The Dow Jones has fallen sharply since the announcement from Fed chairman Ben Bernanke to the effect that the Fed could soon start winding back its US$85 billion-a-month bond-buying stimulus programme late this year and end it by mid-2014.
US bond prices jumped to their highest levels in more than a year and, despite the Fed's reasoning that the US economy was strengthening, investors took it as bad news for the easy money that has helped power US markets to record highs this year.
David Stanley, director of equities research at Woodward Partners, said US interest rates had been "unnaturally low" after three bouts of quantitative easing by the Fed, which had helped propel investors towards higher yielding shares.
"Equities have had a higher yield in recent times than bonds so it has contributed to a quite strong performance of the US equities market in the first four months of the year, which has flowed through to other markets around the world," Stanley said. "Quantitative easing has depressed interest rates and pushed up bond prices, which has then redirected people to equities.
"Now what you are seeing is the unwinding of that."
Shane Solly, portfolio manager at Mint Asset Management said many investors had borrowed money to invest in higher yielding securities.
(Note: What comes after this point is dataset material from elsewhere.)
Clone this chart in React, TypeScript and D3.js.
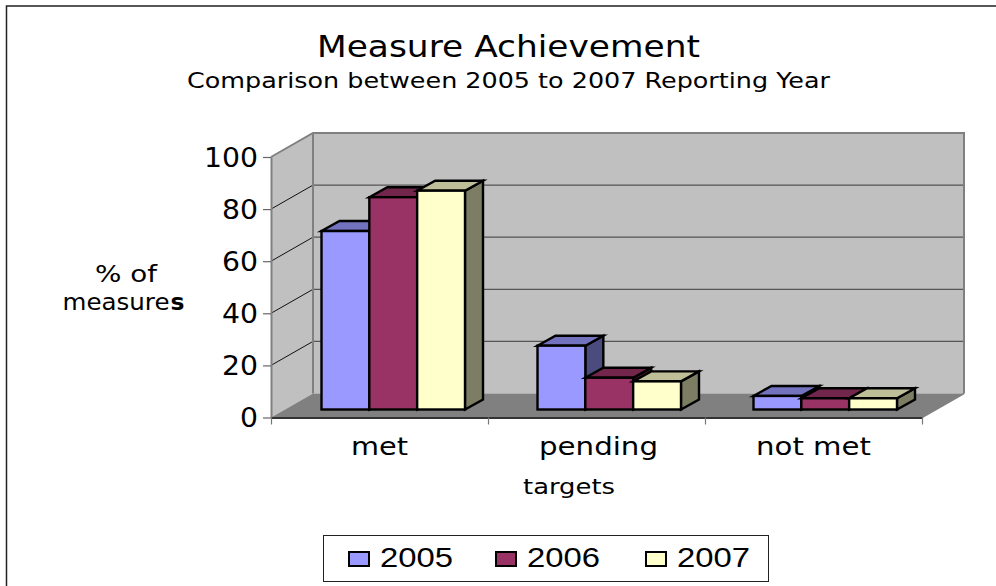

Now, investors faced prospects of US interest rates rising.
In China a squeeze on credit that is rattling world markets appeared to ease yesterday as a key interbank interest rate fell slightly, prompting speculation the country's central bank may have intervened to calm ravaged nerves.
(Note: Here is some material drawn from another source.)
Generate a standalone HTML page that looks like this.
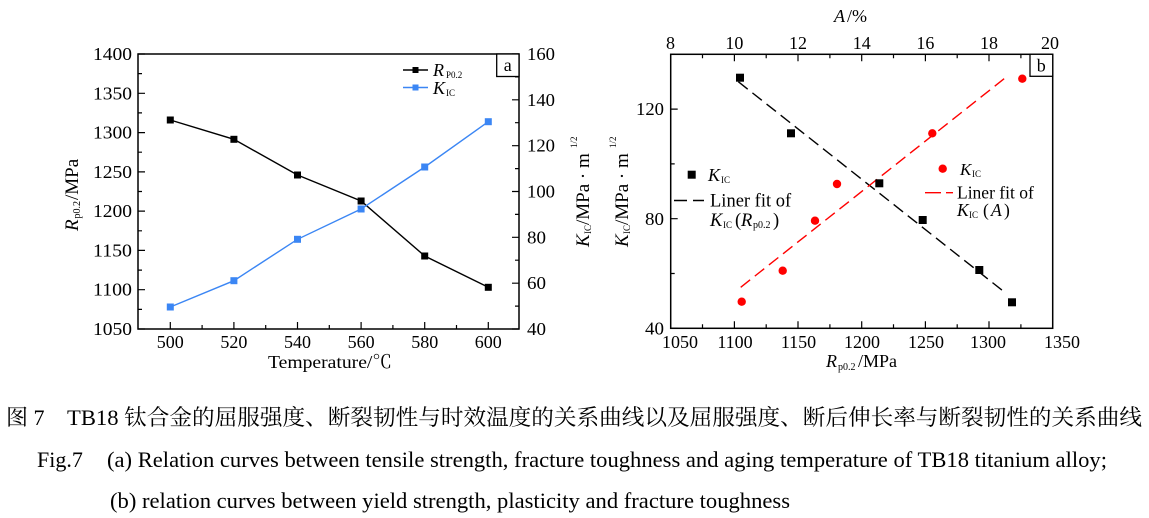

But analysts say the spike in the rates that banks in China charge each other for short-term borrowing is part of a deliberate, belated effort to trim off-balance-sheet lending that could threaten financial stability.
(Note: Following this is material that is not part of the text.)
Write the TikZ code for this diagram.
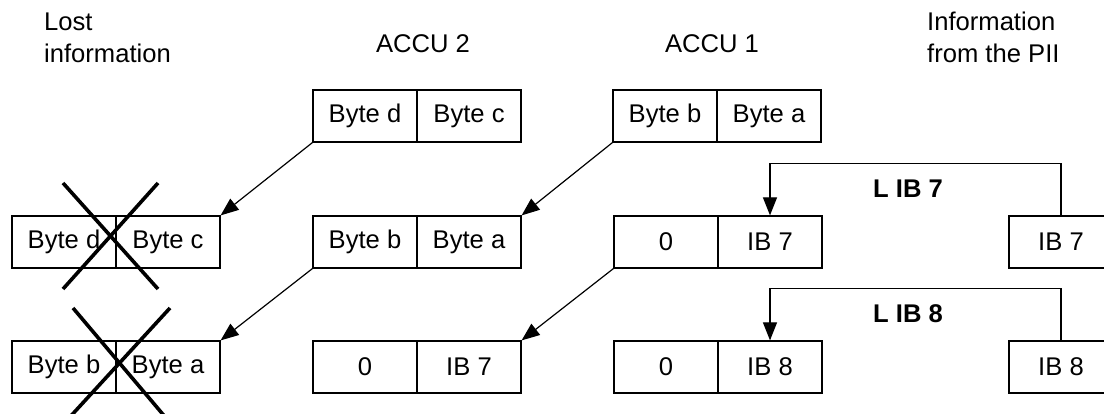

Coming at a time when uncertainty over China's economy has sharpened as growth has slowed, the credit crunch is having an outsized impact on markets that already are jittery over US plans for "tapering," or scaling back massive monetary easing as conditions in the US improve.
But interbank lending rates play a less important role in China than in the US and Europe, says Yi Xianrong, an economist at the China Academy of Social Sciences.
Mighty River Power closed down 6c at $2.20, 30c below its issue price.
Solly said the possibility of a Labour-Green redesign of the electricity market hung "like the sword of Damocles" over the stock. However, he expected renewed investor support to emerge once Mighty River is included in the NZX's major indices.